Notice that the oxygen in the product ion carries a positive charge (highlighted in red to draw attention to it). That charge has to be there for two reasons:
- On the left hand side of the equation you start with two overall neutral molecules. Assuming you forgot about the positive charge, you would end up with a neutral species and a negative ion on the right. Charges must balance in equations, so something is wrong.
- The oxygen looks wrong! The oxygen atom is joined to 3 things rather than its usual 2. Oxygen can only join to 3 things if it carries a positive charge.
Note: Oxygen with a positive charge has the same arrangement of electrons as a nitrogen atom – which normally forms 3 bonds.
Technically, this is known as an SN2 reaction. S stands for substitution, N for nucleophilic, and the 2 is because the initial stage of the reaction involves two species – the bromoethane and the water. If your syllabus doesn't refer to SN2 reactions by name, you can just call it nucleophilic substitution.
Finally a hydrogen ion is pulled off the product ion by another water molecule from the solution. A lone pair on the new water molecule forms a bond with a hydrogen atom, forcing the bonding pair of electrons back on to the positive oxygen. That cancels the positive charge.
The organic product is ethanol. The formula is distorted in this diagram so that you can clearly see the relationship between the atoms on both sides of the equation.
The other product is a hydroxonium ion (also known as a hydronium ion or an oxonium ion). This is just a hydrogen ion attached to a water molecule – what is often written as H+(aq).
The Reaction Between Tertiary Halogenoalkanes and Water – The SN1 Mechanism
We'll talk this mechanism through with a simple tertiary halogenoalkane like the one on the right (2-bromo-2-methylpropane).
Why Do Tertiary Halogenoalkanes Need a Different Mechanism?
When a nucleophile attacks a primary halogenoalkane, it approaches the δ+ carbon atom from the side away from the halogen atom. Any other approach is prevented by the halogen atom, which is both bulky and slightly negatively charged. The charge repels the incoming nucleophile.

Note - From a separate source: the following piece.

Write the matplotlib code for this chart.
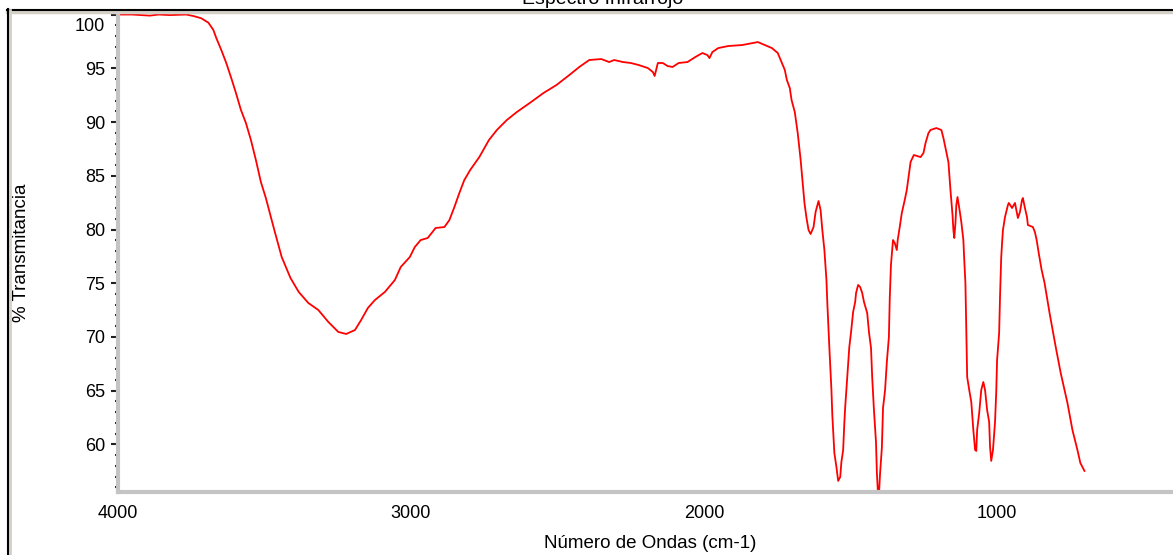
import matplotlib.pyplot as plt
from matplotlib.lines import Line2D
from matplotlib.transforms import ScaledTranslation

# values
wavenumber = [
    4000, 3950, 3890, 3860, 3822, 3765, 3741, 3714, 3690, 3673,
    3663, 3646, 3629, 3612, 3596, 3579, 3562, 3545, 3528, 3511,
    3494, 3467, 3440, 3410, 3382, 3349, 3315, 3281, 3247, 3220,
    3190, 3169, 3146, 3122, 3088, 3054, 3034, 3003, 2986, 2966,
    2942, 2915, 2885, 2868, 2851, 2834, 2817, 2797, 2766, 2733,
    2706, 2672, 2638, 2594, 2547, 2503, 2459, 2425, 2391, 2350,
    2323, 2306, 2276, 2249, 2222, 2191, 2174, 2168, 2157, 2140,
    2124, 2107, 2086, 2056, 2029, 2005, 1988, 1981, 1971, 1951,
    1917, 1870, 1816, 1792, 1768, 1748, 1734, 1724, 1717, 1707,
    1701, 1690, 1680, 1670, 1663, 1657, 1650, 1643, 1636, 1626,
    1619, 1609, 1602, 1596, 1589, 1582, 1579, 1572, 1565, 1562,
    1555, 1548, 1542, 1535, 1531, 1525, 1521, 1518, 1511, 1504,
    1498, 1491, 1484, 1481, 1474, 1467, 1460, 1454, 1443, 1437,
    1430, 1426, 1420, 1413, 1410, 1406, 1403, 1399, 1393, 1389,
    1382, 1376, 1369, 1366, 1362, 1355, 1349, 1342, 1339, 1332,
    1325, 1315, 1308, 1301, 1295, 1284, 1261, 1251, 1244, 1234,
    1227, 1207, 1190, 1183, 1173, 1166, 1159, 1152, 1149, 1146,
    1142, 1139, 1135, 1129, 1122, 1115, 1112, 1108, 1105, 1102,
    1095, 1088, 1081, 1075, 1071, 1068, 1061, 1054, 1047, 1041,
    1034, 1027, 1024, 1020, 1014, 1007, 1003, 1000, 993, 990,
    986, 983, 980, 973, 963, 960, 949, 939, 929, 922,
    915, 912, 905, 898, 895, 878, 871, 865, 858, 848,
    838, 821, 800, 783, 760, 743, 726, 716, 702,
]
transmittance = [
    100.0, 100.0, 99.9, 100.0, 99.95, 100.0, 99.86, 99.65, 99.24, 98.56,
    97.81, 96.70, 95.49, 94.09, 92.70, 91.12, 89.91, 88.33, 86.47, 84.42,
    82.93, 80.14, 77.44, 75.49, 74.19, 73.16, 72.51, 71.40, 70.47, 70.28,
    70.65, 71.58, 72.70, 73.44, 74.19, 75.30, 76.51, 77.44, 78.37, 79.02,
    79.21, 80.14, 80.23, 80.88, 82.09, 83.40, 84.61, 85.54, 86.74, 88.33,
    89.26, 90.19, 90.93, 91.77, 92.70, 93.44, 94.37, 95.12, 95.77, 95.86,
    95.58, 95.77, 95.58, 95.49, 95.30, 95.02, 94.65, 94.28, 95.49, 95.49,
    95.21, 95.12, 95.49, 95.58, 96.05, 96.42, 96.23, 95.95, 96.51, 96.88,
    97.07, 97.16, 97.44, 97.16, 96.88, 96.42, 95.49, 94.84, 93.91, 93.16,
    92.05, 90.93, 88.98, 86.47, 84.33, 82.47, 81.07, 79.95, 79.58, 80.23,
    81.63, 82.65, 81.81, 79.95, 78.09, 75.30, 73.16, 68.98, 65.07, 62.75,
    59.21, 57.91, 56.61, 56.98, 58.37, 59.49, 62.00, 63.49, 66.28, 69.07,
    70.47, 72.33, 73.26, 74.09, 74.84, 74.65, 74.09, 73.26, 72.23, 70.47,
    68.98, 66.28, 63.21, 60.23, 57.35, 55.3, 55.3, 57.35, 59.68, 63.40,
    65.07, 67.67, 70.00, 73.63, 76.70, 79.02, 78.74, 78.09, 79.02, 80.23,
    81.53, 82.74, 83.67, 85.07, 86.28, 86.93, 86.74, 87.12, 88.05, 88.98,
    89.26, 89.44, 89.26, 88.51, 87.21, 86.28, 83.67, 81.35, 79.95, 79.21,
    80.61, 82.28, 83.02, 82.00, 80.70, 79.02, 77.16, 75.02, 70.37, 66.28,
    65.07, 63.95, 61.35, 59.49, 59.40, 61.35, 62.93, 65.07, 65.81, 65.07,
    63.21, 62.09, 59.77, 58.47, 59.49, 62.09, 64.79, 67.86, 70.37, 73.72,
    77.35, 78.74, 79.95, 81.16, 82.28, 82.47, 82.00, 82.47, 81.07, 81.63,
    82.74, 82.93, 82.00, 81.16, 80.42, 80.23, 79.77, 79.02, 77.81, 76.23,
    75.02, 72.23, 69.07, 66.65, 63.86, 61.35, 59.49, 58.28, 57.54,
]

x_ticks = [4000, 3000, 2000, 1000]
y_ticks = [60, 65, 70, 75, 80, 85, 90, 95, 100]

plt.rcParams["font.family"] = ["Liberation Sans", "DejaVu Sans"]

W, H = 1173, 555
left_px, bottom_px, top_px = 117.5, 492.3, 14
fig = plt.figure(figsize=(W / 100, H / 100), dpi=100)
ax = fig.add_axes([left_px / W, 1 - bottom_px / H, 1 - left_px / W, (bottom_px - top_px) / H])

ax.plot(wavenumber, transmittance, "-", color="#ff0000", linewidth=1.3)

ax.set_xlim(4000, 428)
ax.set_ylim(55.55, 100.05)

# window style axes: grey bars for spines, no top/right
ax.spines["top"].set_visible(False)
ax.spines["right"].set_visible(False)
for side in ("left", "bottom"):
    ax.spines[side].set_color("#c4c4c4")
    ax.spines[side].set_linewidth(3)

ax.set_xticks(x_ticks)
ax.set_xticks(range(400, 4001, 200), minor=True)
ax.set_yticks(y_ticks, [str(v) for v in y_ticks])
ax.set_yticks(range(56, 101), minor=True)

ax.tick_params(axis="y", which="major", direction="out", length=5, width=1.5,
               color="#202020", labelsize=13, pad=4)
ax.tick_params(axis="y", which="minor", direction="out", length=2.5, width=1.5,
               color="#202020")
ax.tick_params(axis="x", which="major", direction="inout", length=3, width=1.5,
               color="#202020", labelsize=13, pad=8)
ax.tick_params(axis="x", which="minor", direction="inout", length=1.5, width=1.5,
               color="#404040")

# the "100" label sits a little below its tick in the original
offset = ScaledTranslation(0, -9.5 / 100, fig.dpi_scale_trans)
for label in ax.get_yticklabels():
    if label.get_text() == "100":
        label.set_transform(label.get_transform() + offset)

plot_w = W - left_px
plot_h = bottom_px - top_px
ax.set_xlabel("Número de Ondas (cm-1)", fontsize=13.5)
ax.xaxis.set_label_coords((650 - left_px) / plot_w, -(535 - bottom_px) / plot_h)
ax.set_ylabel("% Transmitancia", fontsize=13.5)
ax.yaxis.set_label_coords(-(left_px - 30) / plot_w, (bottom_px - 253) / plot_h)

fig.text(0.514, 1 - 4 / H, "Espectro Infrarrojo", ha="center", va="baseline", fontsize=14)

# window frame lines
fig.add_artist(Line2D([7 / W, 1], [1 - 11.5 / H, 1 - 11.5 / H], color="#d4d0c8", linewidth=2.5))
fig.add_artist(Line2D([7 / W, 1], [1 - 9.5 / H, 1 - 9.5 / H], color="black", linewidth=1.5))
fig.add_artist(Line2D([9.5 / W, 9.5 / W], [0, 1 - 10 / H], color="#d4d0c8", linewidth=2))
fig.add_artist(Line2D([7.5 / W, 7.5 / W], [0, 1 - 9 / H], color="black", linewidth=1.5))

plt.savefig("out.png", dpi=100)
plt.close()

With a tertiary halogenoalkane, this approach from the back is impossible. The back of the molecule is completely cluttered with CH3 groups.
The SN1 Mechanism
In the first stage, a small proportion of the halogenoalkane ionises to give a carbocation (carbonium ion) and a bromide ion.

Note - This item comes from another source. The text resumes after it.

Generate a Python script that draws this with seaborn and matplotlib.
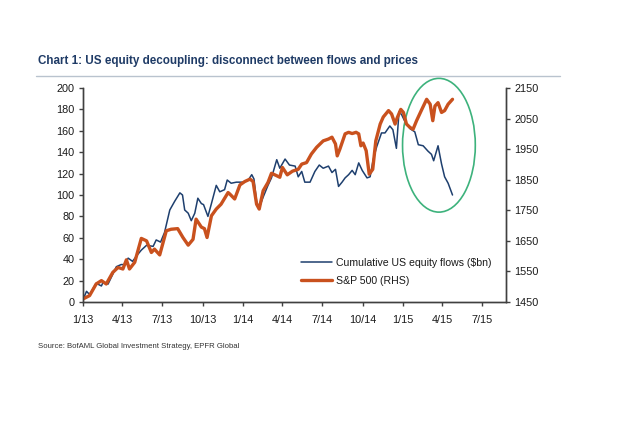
import matplotlib
matplotlib.use("Agg")
import matplotlib.pyplot as plt
import matplotlib.dates as mdates
from matplotlib.patches import Ellipse
from matplotlib.lines import Line2D
import pandas as pd
import seaborn as sns

# ---------------- data ----------------
flow_dates = ["2013-01-01", "2013-01-09", "2013-01-16", "2013-01-31", "2013-02-12", "2013-02-16",
              "2013-02-27", "2013-03-10", "2013-03-18", "2013-03-29", "2013-04-06", "2013-04-14",
              "2013-04-24", "2013-05-03", "2013-05-14", "2013-05-26", "2013-06-10", "2013-06-17",
              "2013-06-27", "2013-07-06", "2013-07-18", "2013-07-29", "2013-08-10", "2013-08-16",
              "2013-08-21", "2013-08-29", "2013-09-05", "2013-09-13", "2013-09-20", "2013-09-28",
              "2013-10-03", "2013-10-13", "2013-10-21", "2013-11-01", "2013-11-09", "2013-11-20",
              "2013-11-26", "2013-12-05", "2013-12-17", "2014-01-02", "2014-01-13", "2014-01-21",
              "2014-01-26", "2014-02-01", "2014-02-07", "2014-02-16", "2014-02-27", "2014-03-07",
              "2014-03-19", "2014-03-26", "2014-04-07", "2014-04-17", "2014-04-30", "2014-05-07",
              "2014-05-15", "2014-05-22", "2014-06-03", "2014-06-14", "2014-06-24", "2014-07-03",
              "2014-07-15", "2014-07-23", "2014-07-31", "2014-08-07", "2014-08-15", "2014-08-22",
              "2014-08-30", "2014-09-07", "2014-09-14", "2014-09-22", "2014-09-30", "2014-10-11",
              "2014-10-18", "2014-10-25", "2014-11-02", "2014-11-13", "2014-11-21", "2014-12-02",
              "2014-12-09", "2014-12-17", "2014-12-23", "2014-12-29", "2015-01-05", "2015-01-17",
              "2015-01-28", "2015-02-05", "2015-02-16", "2015-02-27", "2015-03-07", "2015-03-12",
              "2015-03-22", "2015-03-30", "2015-04-06", "2015-04-14", "2015-04-24"]
flow_vals = [2, 10, 7, 17.5, 15, 18.7,
             16.7, 26, 33, 35, 35, 41,
             38, 43, 48.5, 53, 52, 58,
             56, 65, 86, 94, 102, 100,
             86, 83, 76, 83, 97, 92,
             91, 80, 92, 109, 103, 105,
             114, 111, 112, 112, 114, 119,
             115, 94, 88, 98, 109, 116,
             133, 125, 133.6, 128, 127, 117,
             122, 112, 112, 122, 128, 125,
             127, 121, 124, 108, 112, 116,
             119, 123, 119, 130, 123, 116,
             117, 133, 145, 158, 158, 164.5,
             161, 143.6, 178, 175, 169, 162,
             159, 147, 146, 141, 138, 132,
             146, 129, 117, 111, 100]

spx_dates = ["2013-01-01", "2013-01-16", "2013-01-31", "2013-02-12", "2013-02-23", "2013-03-10",
             "2013-03-22", "2013-04-02", "2013-04-10", "2013-04-17", "2013-04-29", "2013-05-14",
             "2013-05-26", "2013-06-06", "2013-06-13", "2013-06-25", "2013-07-10", "2013-07-21",
             "2013-08-05", "2013-08-17", "2013-08-29", "2013-09-09", "2013-09-16", "2013-09-28",
             "2013-10-05", "2013-10-11", "2013-10-21", "2013-11-01", "2013-11-12", "2013-11-28",
             "2013-12-02", "2013-12-13", "2013-12-25", "2014-01-05", "2014-01-17", "2014-01-24",
             "2014-02-01", "2014-02-07", "2014-02-16", "2014-02-27", "2014-03-07", "2014-03-19",
             "2014-03-26", "2014-04-01", "2014-04-12", "2014-04-24", "2014-05-07", "2014-05-15",
             "2014-05-26", "2014-06-06", "2014-06-18", "2014-07-03", "2014-07-15", "2014-07-23",
             "2014-07-31", "2014-08-04", "2014-08-10", "2014-08-22", "2014-08-30", "2014-09-07",
             "2014-09-16", "2014-09-22", "2014-09-27", "2014-10-02", "2014-10-09", "2014-10-16",
             "2014-10-24", "2014-10-31", "2014-11-10", "2014-11-17", "2014-11-29", "2014-12-06",
             "2014-12-14", "2014-12-19", "2014-12-27", "2015-01-02", "2015-01-09", "2015-01-17",
             "2015-01-24", "2015-02-01", "2015-02-13", "2015-02-24", "2015-03-04", "2015-03-10",
             "2015-03-15", "2015-03-22", "2015-03-30", "2015-04-06", "2015-04-14", "2015-04-24"]
spx_vals = [1460, 1471, 1509, 1520, 1509, 1547,
            1563, 1558, 1588, 1558, 1580, 1658,
            1650, 1612, 1623, 1604, 1683, 1688,
            1690, 1661, 1636, 1655, 1721, 1695,
            1690, 1661, 1732, 1754, 1770, 1808,
            1803, 1787, 1833, 1844, 1852, 1844,
            1770, 1754, 1814, 1841, 1871, 1863,
            1858, 1890, 1866, 1878, 1884, 1901,
            1906, 1934, 1956, 1977, 1983, 1989,
            1967, 1928, 1950, 2000, 2005, 2001,
            2005, 2000, 1961, 1970, 1945, 1868,
            1884, 1977, 2032, 2055, 2076, 2065,
            2032, 2053, 2080, 2070, 2032, 2021,
            2015, 2043, 2080, 2113, 2097, 2043,
            2091, 2102, 2070, 2076, 2097, 2113]

x_tick_dates = ["2013-01-01", "2013-04-01", "2013-07-01", "2013-10-01", "2014-01-01", "2014-04-01",
                "2014-07-01", "2014-10-01", "2015-01-01", "2015-04-01", "2015-07-01"]
x_tick_labels = ["1/13", "4/13", "7/13", "10/13", "1/14", "4/14", "7/14", "10/14", "1/15", "4/15", "7/15"]
left_ticks = [0, 20, 40, 60, 80, 100, 120, 140, 160, 180, 200]
right_ticks = [1450, 1550, 1650, 1750, 1850, 1950, 2050, 2150]

title = "Chart 1: US equity decoupling: disconnect between flows and prices"
source = "Source: BofAML Global Investment Strategy, EPFR Global"
flow_label = "Cumulative US equity flows ($bn)"
spx_label = "S&P 500 (RHS)"

# ---------------- style ----------------
sns.set_theme(style="ticks")
FONT = ["Liberation Sans", "DejaVu Sans"]
plt.rcParams["font.family"] = FONT

BLUE = "#1E3F6E"
ORANGE = "#C9511E"
GREEN = "#3DB27C"
TEXT = "#1a1a1a"
AXIS = "#404040"

flow_df = pd.DataFrame({"date": pd.to_datetime(flow_dates), "value": flow_vals})
spx_df = pd.DataFrame({"date": pd.to_datetime(spx_dates), "value": spx_vals})

fig = plt.figure(figsize=(6.4, 4.36), dpi=100)
ax = fig.add_axes([0.1297, 0.3073, 0.6609, 0.4909])
ax2 = ax.twinx()

sns.lineplot(data=flow_df, x="date", y="value", ax=ax, color=BLUE, linewidth=1.1)
sns.lineplot(data=spx_df, x="date", y="value", ax=ax2, color=ORANGE, linewidth=2.4)

ax.set_xlim(pd.Timestamp("2013-01-01"), pd.Timestamp("2015-08-24"))
ax.set_ylim(0, 200)
ax2.set_ylim(1450, 2150)

ax.set_xticks(pd.to_datetime(x_tick_dates))
ax.set_xticklabels(x_tick_labels)
ax.set_yticks(left_ticks)
ax2.set_yticks(right_ticks)

for a in (ax, ax2):
    a.set_xlabel("")
    a.set_ylabel("")
    a.spines["top"].set_visible(False)
    for s in a.spines.values():
        s.set_linewidth(1.0)
        s.set_color(AXIS)
    a.tick_params(length=3, width=1, labelsize=7.8, labelcolor=TEXT, color=AXIS, pad=3)
ax.tick_params(axis="x", pad=6)

# ellipse highlight
ell = Ellipse((mdates.date2num(pd.Timestamp("2015-03-24")), 146.5),
              width=166, height=125, fill=False, edgecolor=GREEN, linewidth=1.2,
              clip_on=False, zorder=5)
ax.add_patch(ell)

# legend
handles = [Line2D([], [], color=BLUE, linewidth=1.1),
           Line2D([], [], color=ORANGE, linewidth=2.4)]
leg = ax.legend(handles, [flow_label, spx_label], loc="lower left",
                bbox_to_anchor=(0.505, 0.055), frameon=False, fontsize=7.6,
                handlelength=3.0, handletextpad=0.3, labelspacing=0.75, borderaxespad=0)
for t in leg.get_texts():
    t.set_color(TEXT)

# title & underline & source
fig.text(38 / 640, 1 - 61 / 436, title, fontsize=8.4, fontweight="bold", color="#1F3B66",
         va="center", ha="left")
fig.add_artist(Line2D([36 / 640, 560 / 640], [1 - 76 / 436, 1 - 76 / 436],
                      color="#B9C3CE", linewidth=1.0))
fig.text(38 / 640, 1 - 347 / 436, source, fontsize=5.6, color="#333333",
         va="center", ha="left")

fig.savefig("out.png", dpi=100, facecolor="white")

This reaction is possible because tertiary carbocations are relatively stable compared with secondary or primary ones. Even so, the reaction is slow.
Note: Not sure about the stability of carbocations (carbonium ions)? Follow this link if you need to find out.
Once the carbocation is formed, however, it would react immediately it came into contact with a water molecule. One of the lone pairs on the water is strongly attracted towards the positive carbon, and moves towards it to create a new bond.
How fast the reaction happens overall is going to be governed by how fast the halogenoalkane ionises – because that's a slow process. Because this initial slow step only involves one species, the mechanism is described as SN1 – substitution, nucleophilic, one species taking part in the initial slow step.
The water takes part in the fast step of the reaction, and so the fact that a weakish nucleophile like water is involved doesn't significantly slow the overall reaction down. The rate is determined by the slow ionisation of the halogenoalkane.
As with primary halogenalkanes, there is a final stage to this reaction in which a hydrogen ion is transferred from the organic ion to a water molecule in the solution. What happens is exactly the same as with the primary halogenoalkanes described above.